付随運動であるDystoniaとChoreaの1/4は二次性であり, その原因として神経変性疾患, 遺伝性代謝異常, 後天性の全身疾患がある.
Chorea: 不規則に繰り返される短くやや速い不随意運動であり, 炎症性疾患や自己免疫性疾患関連でいうと, A群溶連菌感染症後, リウマチ熱や, 抗リン脂質抗体症候群の1症状として連想される.
診断のMinor criteriaにも含まれるものの, 正直あまりお目にかかるものではなく, ついつい忘れがちなChorea.
忘れないためにも一度調べておくことにした.
(J Neurol Neurosurg Psychiatry 1998;65:436–445)
Choreaは被殻〜淡蒼球内部の間接経路の機能低下,
Dystoniaは同部位の直接経路の機能過亢進が関連.
・双方とも運動前野, 運動皮質への視床投射を適切に抑制できず, 不随意運動を生じる.
・尾状核や被殻の病変では, 淡蒼球外側の抑制をきたし, Choreaに関連 視床下部〜淡蒼球内部の障害も関連している
ChoreaやDystoniaの後天性の全身疾患で多いものは低酸素/虚血性疾患と薬剤性.
頻度は下がるが, 他に感染症, 自己免疫性疾患, 代謝性疾患も原因となる
毒素/薬剤によるChoreaとDystoniaの原因
感染症によるChorea, Dystoniaの原因
・A群溶連菌後のChoreaの報告はしばしばある (リウマチ熱の1症候にもChoreaが含まれる)
A群溶連菌感染やリウマチ熱による一過性のChoreaをSydenham’s choreaと呼び, 小児で報告がある. 連鎖球菌Type 6 M蛋白に対する抗体が関連している.
代謝性疾患によるChorea, Dystoniaの原因
・電解質異常, 血糖異常, 甲状腺機能亢進症が原因となりえる成人発症の自己免疫性Chorea
(Neurology" 2013;80:1133–1144)
・傍腫瘍性や, 自己免疫性脳症に関連するChoreaもあり.
Mayo clinicにおける36例の報告では, 非傍腫瘍性が22例, 傍腫瘍性が14例.
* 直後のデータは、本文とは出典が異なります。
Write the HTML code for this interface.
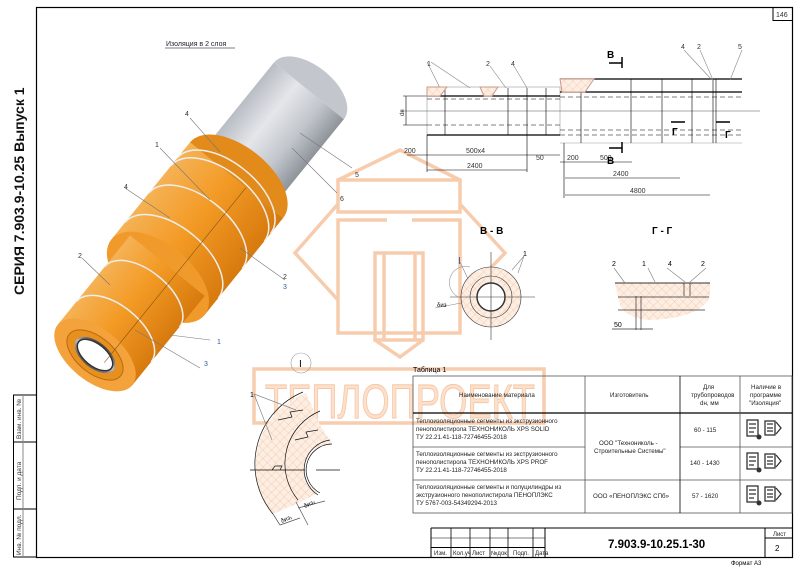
<!DOCTYPE html>
<html><head><meta charset="utf-8"><style>
html,body{margin:0;padding:0;background:#fff;}
svg{display:block;font-family:"Liberation Sans",sans-serif;}
</style></head><body>
<svg width="800" height="567" viewBox="0 0 800 567" xmlns="http://www.w3.org/2000/svg">
<defs>
<linearGradient id="og" x1="0" y1="0" x2="0" y2="1">
<stop offset="0" stop-color="#f5b255"/><stop offset="0.45" stop-color="#f39a25"/><stop offset="1" stop-color="#d77a0e"/></linearGradient>
<linearGradient id="sg" x1="0" y1="0" x2="0" y2="1">
<stop offset="0" stop-color="#b8bcc4"/><stop offset="0.35" stop-color="#e4e6ea"/><stop offset="0.7" stop-color="#c2c6cc"/><stop offset="1" stop-color="#8e939a"/></linearGradient>
<linearGradient id="pg" x1="0" y1="0" x2="1" y2="0">
<stop offset="0" stop-color="#555"/><stop offset="0.5" stop-color="#bbb"/><stop offset="1" stop-color="#444"/></linearGradient>
<pattern id="hatch" width="6" height="6" patternUnits="userSpaceOnUse" patternTransform="rotate(45)">
<rect width="6" height="6" fill="#fdeee3"/><path d="M0 0V6M0 0H6" stroke="#f0b58e" stroke-width="0.6"/></pattern>
</defs>

<!-- frame -->
<rect x="36.5" y="7.5" width="756" height="550" fill="none" stroke="#000" stroke-width="1.2"/>
<rect x="773" y="7.5" width="19.5" height="13" fill="none" stroke="#000" stroke-width="1"/>
<text x="776" y="17" font-size="7" fill="#333">146</text>
<!-- left stamp -->
<rect x="13.5" y="395" width="23" height="162" fill="none" stroke="#000" stroke-width="1"/>
<line x1="13" y1="442" x2="36" y2="442" stroke="#000"/>
<line x1="13" y1="509" x2="36" y2="509" stroke="#000"/>
<line x1="23" y1="395" x2="23" y2="557" stroke="#888" stroke-width="1"/>
<text transform="translate(21,439) rotate(-90)" font-size="6.5" fill="#333">Взам. инв. №</text>
<text transform="translate(21,500) rotate(-90)" font-size="6.5" fill="#333">Подп. и дата</text>
<text transform="translate(21,555) rotate(-90)" font-size="6.5" fill="#333">Инв. № подл.</text>
<text transform="translate(24,295) rotate(-90)" font-size="14" font-weight="bold" fill="#111">СЕРИЯ 7.903.9-10.25 Выпуск 1</text>

<text x="166" y="46" font-size="7" fill="#223">Изоляция в 2 слоя</text>
<line x1="165" y1="48" x2="235" y2="48" stroke="#555" stroke-width="0.7"/>

<!-- 3D pipe -->
<g transform="translate(95,355) rotate(-51)">
<rect x="205" y="-45" width="135" height="90" fill="url(#sg)"/>
<path d="M340 -45 A25 45 0 0 1 340 45 Z" fill="#c3c7cd"/>
<rect x="100" y="-60" width="125" height="120" fill="url(#og)"/>
<path d="M225 -60 A33 60 0 0 1 225 60 Z" fill="#e28a1a"/>
<ellipse cx="100" cy="0" rx="33" ry="60" fill="#f09a2c"/>
<rect x="0" y="-48" width="115" height="96" fill="url(#og)"/>
<ellipse cx="0" cy="0" rx="26" ry="48" fill="#f3a23c"/>
<ellipse cx="0" cy="0" rx="18" ry="33" fill="#e8901e" stroke="#b86a10"/>
<ellipse cx="0" cy="0" rx="13" ry="24" fill="url(#pg)"/>
<ellipse cx="0" cy="0" rx="11" ry="21" fill="#fff" stroke="#333" stroke-width="1.5"/>
<g fill="none" stroke="#eee" stroke-width="1.5">
<path d="M30 -48 A26 48 0 0 1 30 48"/><path d="M75 -48 A26 48 0 0 1 75 48"/>
<path d="M122 -60 A33 60 0 0 1 122 60"/><path d="M160 -60 A33 60 0 0 1 160 60"/>
<path d="M195 -60 A33 60 0 0 1 195 60"/><path d="M205 -60 A33 60 0 0 1 205 60"/>
</g>
<line x1="0" y1="12" x2="225" y2="12" stroke="#7a4a10" stroke-width="0.5"/>
</g>

<!-- watermark -->
<g fill="none" stroke="#f7c7a5" stroke-width="3.5" opacity="0.9">
<path d="M338 204 L295 253 L338 300 M460 204 L505 253 L460 300 M338 180 L400 150 L460 180"/>
<rect x="338" y="180" width="122" height="32"/>
<path d="M387 220 H338 V333 H460 V220 H412"/>
<rect x="375" y="253" width="48" height="87"/>
<line x1="384" y1="253" x2="384" y2="340"/><line x1="415" y1="253" x2="415" y2="340"/>
<path d="M375 340 L400 357 L423 340"/>
<rect x="254" y="369" width="290" height="54"/>
</g>
<text x="265" y="418" font-size="48" textLength="270" lengthAdjust="spacingAndGlyphs" fill="#fbe0cc" stroke="#f7c7a5" stroke-width="1">ТЕПЛОПРОЕКТ</text>

<g stroke="#777" stroke-width="0.6" fill="none">
<path d="M190 118 L220 152 M160 148 L210 200 M125 188 L170 218 M82 258 L110 285 M300 133 L352 168 M292 148 L337 193 M240 248 L285 280 M170 335 L210 340 M135 330 L200 368"/>
</g>
<g font-size="7" fill="#333">
<text x="185" y="116">4</text><text x="155" y="147">1</text><text x="124" y="189">4</text><text x="78" y="258">2</text>
<text x="355" y="177">5</text><text x="340" y="201">6</text><text x="283" y="279">2</text><text x="283" y="289" fill="#2a5aa0">3</text>
<text x="217" y="344" fill="#2a5aa0">1</text><text x="204" y="366" fill="#2a5aa0">3</text>
</g>

<!-- top-right drawing -->
<g stroke="#000" fill="none" stroke-width="0.6">
<rect x="427" y="87" width="133" height="48" stroke="#999"/>
<line x1="427" y1="96" x2="560" y2="96" stroke-width="1.2"/>
<line x1="427" y1="135" x2="560" y2="135" stroke-width="1.2"/>
<line x1="427" y1="99" x2="560" y2="99" stroke-dasharray="5,3"/>
<line x1="427" y1="125" x2="560" y2="125" stroke-dasharray="5,3"/>
<line x1="400" y1="111" x2="760" y2="111" stroke="#555"/>
<line x1="560" y1="79" x2="742" y2="79" stroke-width="1.2"/>
<line x1="560" y1="92" x2="742" y2="92" stroke-width="1.2"/>
<line x1="560" y1="97" x2="742" y2="97" stroke-dasharray="5,3"/>
<line x1="560" y1="130" x2="742" y2="130" stroke-dasharray="5,3"/>
<line x1="560" y1="135" x2="742" y2="135" stroke-dasharray="5,3"/>
<line x1="560" y1="143" x2="742" y2="143" stroke="#999"/>
<path d="M445 88 V135 M508 88 V135 M527 88 V135 M546 88 V135 M581 79 V143 M631 79 V143 M662 79 V143 M692 79 V143 M713 79 V143 M716 79 V143"/>
<path d="M406 96 V125 M403 96 H427 M403 125 H427"/>
<path d="M407 155 H508 M427 170 H527 M472 155 H560 M560 162 H632 M565 178 H680 M565 195 H710 M564 143 V198 M427 135 V172 M527 135 V172"/>
<path d="M622 57 V68 M609 63 H622 M622 142 V153 M609 148 H622 M671 122 H685 M716 122 H730" stroke-width="1.5"/>
<path d="M427 62 L440 88 M431 62 L470 88 M490 66 L506 88 M514 66 L527 88 M684 50 L712 80 M700 50 L713 80 M742 50 L730 80" stroke="#888"/>
</g>
<g fill="url(#hatch)" stroke="#c98">
<path d="M427 87 H447 L440 96 H427 Z"/><path d="M480 87 H498 L492 96 H484 Z"/><path d="M560 79 H594 L585 92 H562 Z"/>
</g>
<g font-size="7" fill="#333">
<text x="427" y="66">1</text><text x="486" y="66">2</text><text x="511" y="66">4</text>
<text x="681" y="49">4</text><text x="697" y="49">2</text><text x="738" y="49">5</text>
<text x="404" y="153">200</text><text x="466" y="153">500x4</text><text x="467" y="168">2400</text>
<text x="536" y="160">50</text><text x="567" y="160">200</text><text x="600" y="160">500</text>
<text x="613" y="176">2400</text><text x="630" y="193">4800</text>
<text transform="translate(404,116) rotate(-90)" font-size="6">dн</text>
</g>
<g font-size="10" font-weight="bold"><text x="607" y="58">В</text><text x="607" y="164">В</text><text x="672" y="135">Г</text><text x="725" y="138">Г</text></g>

<!-- B-B -->
<text x="480" y="234" font-size="10" font-weight="bold">В - В</text>
<g stroke="#333" fill="none" stroke-width="0.6">
<circle cx="491" cy="297" r="30" fill="url(#hatch)"/>
<circle cx="491" cy="297" r="21"/>
<circle cx="491" cy="297" r="14" fill="#fff" stroke-width="1.5"/>
<path d="M450 297 H535 M491 252 V340"/>
<path d="M461 298 A16 16 0 0 1 470 267" stroke="#999"/>
<path d="M468 279 L460 262 M512 270 L524 256 M518 273 L524 256 M461 303 L435 308" stroke="#888"/>
</g>
<text x="458" y="264" font-size="10" fill="#2a5aa0">I</text>
<text x="523" y="256" font-size="7">1</text>
<text x="437" y="307" font-size="6">δиз</text>

<!-- Г-Г -->
<text x="652" y="234" font-size="10" font-weight="bold">Г - Г</text>
<path d="M615 283 H710 V297 Q700 318 650 320 Q620 318 618 297 Z" fill="url(#hatch)"/>
<g stroke="#333" fill="none" stroke-width="0.7">
<line x1="615" y1="283" x2="710" y2="283" stroke-width="1"/>
<line x1="618" y1="297" x2="709" y2="297"/>
<line x1="618" y1="310" x2="705" y2="310"/>
<path d="M636 296 V330 M641 296 V330 M684 283 V296 M690 283 V296 M612 329 H653"/>
<path d="M614 268 L625 283 M648 268 L655 282 M667 268 L685 282 M706 268 L690 282" stroke="#888"/>
</g>
<g font-size="7"><text x="612" y="266">2</text><text x="642" y="266">1</text><text x="668" y="266">4</text><text x="701" y="266">2</text><text x="614" y="327">50</text></g>

<!-- Detail I -->
<circle cx="301" cy="363" r="10" fill="none" stroke="#999" stroke-width="0.6"/>
<text x="299" y="367" font-size="10">I</text>
<path d="M306 393 A77 77 0 0 0 273 514 L296 504 A50 50 0 0 1 320 425 Z" fill="url(#hatch)"/>
<path d="M320 425 A50 50 0 0 0 296 504 L318 493 A26 26 0 0 1 332 444 Z" fill="url(#hatch)"/>
<g fill="none" stroke="#111" stroke-width="0.7">
<path d="M303 392 A78 78 0 0 0 273 514"/>
<path d="M320 411 A57 57 0 0 0 298 500"/>
<path d="M330 440 A30 30 0 0 0 318 495"/>
<path d="M332 444 A26 26 0 0 0 320 493"/>
<path d="M250 470 H305 M316 470 H340"/>
<path d="M278 420 L292 417 L290 412 L303 410 M295 440 L308 437 L306 432 L318 430 M272 470 L275 466 L282 466 L280 470"/>
<path d="M296 502 L308 525 M273 514 L280 525 M280 525 L300 518 M298 508 L325 501" stroke="#555"/>
<path d="M254 394 L272 440 M254 394 L296 410" stroke="#888"/>
</g>
<g font-size="6"><text x="250" y="397" font-size="7">1</text><text x="282" y="523" transform="rotate(-25 282 523)">δиз₁</text><text x="305" y="508" transform="rotate(-25 305 508)">δиз₂</text></g>

<!-- table -->
<text x="413" y="372" font-size="7">Таблица 1</text>
<g stroke="#555" fill="none" stroke-width="0.8">
<rect x="413" y="376" width="379" height="137"/>
<line x1="413" y1="413" x2="792" y2="413" stroke="#000" stroke-width="1.2"/>
<line x1="413" y1="447" x2="585" y2="447"/><line x1="413" y1="480" x2="792" y2="480"/>
<line x1="680" y1="447" x2="792" y2="447"/>
<line x1="585" y1="376" x2="585" y2="513"/><line x1="680" y1="376" x2="680" y2="513" stroke="#000"/><line x1="740" y1="376" x2="740" y2="513"/>
</g>
<g font-size="6.2" fill="#222">
<text x="459" y="397">Наименование материала</text>
<text x="610" y="397">Изготовитель</text>
<text x="703" y="389">Для</text><text x="691" y="397">трубопроводов</text><text x="700" y="405">dн, мм</text>
<text x="751" y="389">Наличие в</text><text x="750" y="397">программе</text><text x="749" y="405">"Изоляция"</text>
<text x="416" y="423">Теплоизоляционные сегменты из экструзионного</text><text x="416" y="431">пенополистирола ТЕХНОНИКОЛЬ XPS SOLID</text><text x="416" y="439">ТУ 22.21.41-118-72746455-2018</text>
<text x="416" y="456">Теплоизоляционные сегменты из экструзионного</text><text x="416" y="464">пенополистирола ТЕХНОНИКОЛЬ XPS PROF</text><text x="416" y="472">ТУ 22.21.41-118-72746455-2018</text>
<text x="416" y="489">Теплоизоляционные сегменты и полуцилиндры из</text><text x="416" y="497">экструзионного пенополистирола ПЕНОПЛЭКС</text><text x="416" y="505">ТУ 5767-003-54349294-2013</text>
<text x="599" y="445">ООО "Технониколь -</text><text x="594" y="453">Строительные Системы"</text>
<text x="593" y="498">ООО «ПЕНОПЛЭКС СПб»</text>
<text x="694" y="432">60 - 115</text><text x="690" y="465">140 - 1430</text><text x="692" y="498">57 - 1620</text>
</g>
<g id="ic">
<g fill="none" stroke="#333" stroke-width="1.3">
<rect x="747" y="420" width="11" height="16"/><path d="M749 424 H756 M749 428 H756 M749 432 H754"/>
<rect x="765" y="421" width="10" height="14"/><path d="M767 424 H773 M767 428 H773 M767 431 H773 M776 422 L781 428 L776 434"/>
</g>
<circle cx="759" cy="437" r="2.5" fill="#333"/>
</g>
<use href="#ic" y="33"/><use href="#ic" y="66"/>

<!-- title block -->
<g stroke="#000" fill="none" stroke-width="1">
<path d="M431 528 H792 M431 528 V557 M545 528 V557 M765 528 V557 M765 538 H792 M431 547.5 H545"/>
<path d="M451 528 V557 M470 528 V557 M490 528 V557 M508 528 V557 M533 528 V557" stroke-width="0.8"/>
<path d="M431 538 H545" stroke-width="0.6"/>
</g>
<g font-size="6" fill="#222"><text x="434" y="555">Изм.</text><text x="453" y="555">Кол.уч</text><text x="472" y="555">Лист</text><text x="491" y="555">№док</text><text x="513" y="555">Подп.</text><text x="535" y="555">Дата</text><text x="773" y="536">Лист</text></g>
<text x="608" y="548" font-size="11.5" font-weight="bold">7.903.9-10.25.1-30</text>
<text x="775" y="551" font-size="8">2</text>
<text x="731" y="565" font-size="6">Формат А3</text>
</svg>
</body></html>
・発症年齢は67歳[18-87], 女性例が58%, 傍腫瘍性ではより高齢, 男性例が多い
・傍腫瘍性Choreaの自己抗体は
CRMP-5が5例, ANNA-1が3例 , ANNA-2が1例
他にVGCC, GAD65が2例
抗体陰性やANAのみなどもあり
・特発性の背景疾患としては,
SLE(5, うち3例はAPLSと合併), APLS(5, うち3例はAPLSと合併),
SS(3), ITP(3), 甲状腺機能低下症(1)/亢進症(2)がある
SLEやAPLSに伴うChorea
・APLS 1000例の解析では, Choreaの頻度は1.3%のみ.
小児発症のAPLSでは14%, 成人発症では1%と, 小児例での合併が大半.
(OR 17.8[4.3-69.8]) (ARTHRITIS & RHEUMATISM Vol. 46, No. 4, April 2002, pp 1019–1027)
・SLEにおいて, Choreaは最も多い行動障害の1つであるが, その頻度は1-4%と少ない.
・Choreaを伴うAPS症例50例の解析では, このうちPrimary APSは15例のみで, 35例はSLE, lupus-like syndromeとAPSの合併例であった.